Literature, of course, cannot be reduced to historical commentary. If we situate Le Rouge et Le Noir within literature, we see that the novel employs some of the language and themes of Romanticism without fully embracing the movement. In particular, it relies on the Romantic exaltation of the individual and the inner life. The novel plays as a struggle between Julien the individual, and the system that he must negotiate in order to survive. The other characters are individuals too, but as this is Julien's story, we follow him rather than anyone else. Julien's true self is repeatedly masked by various personae as he tries to succeed in a society where he feels ultimately utterly alien.
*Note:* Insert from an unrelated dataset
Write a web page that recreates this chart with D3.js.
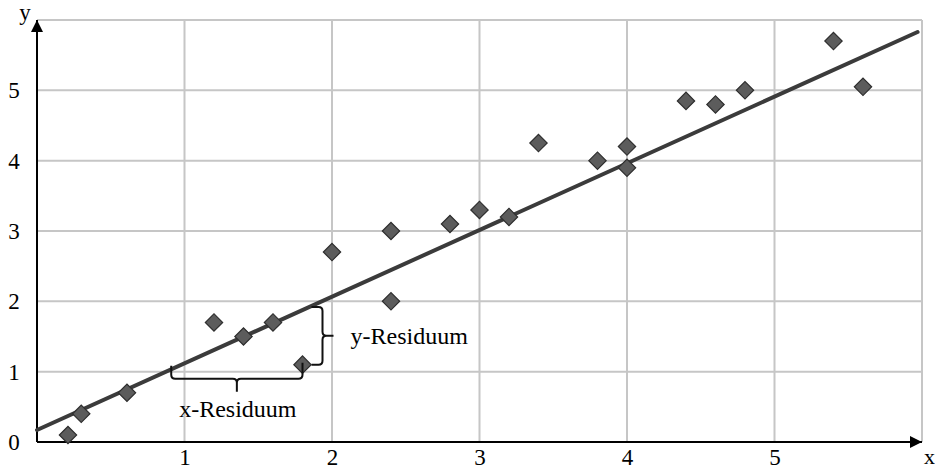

He also keenly watches as others do this: he is surprised to see the bishop of Agde praticing making the sign of the cross in a mirror. Julien's need to conceal his true inner self is accompanied by a scorn for himself, a scorn which he projects onto the world. He assumes that the world at large disdains him as much as he disdains himself, and therefore he rejects everything before him, even as he pretends to embrace it. Only when the veil is torn and he is facing death does he act with what Sartre might call authenticity.
A simple review cannot do justice to a work that has inspired volumes. Le Rouge et Le Noir is truly one of the great works of French literature, even of world literature. It is a gripping story, a realist psychological study, a portrait of a historical period. Although I have not read any English translation of it, the Modern Library Classics edition comes highly recommended.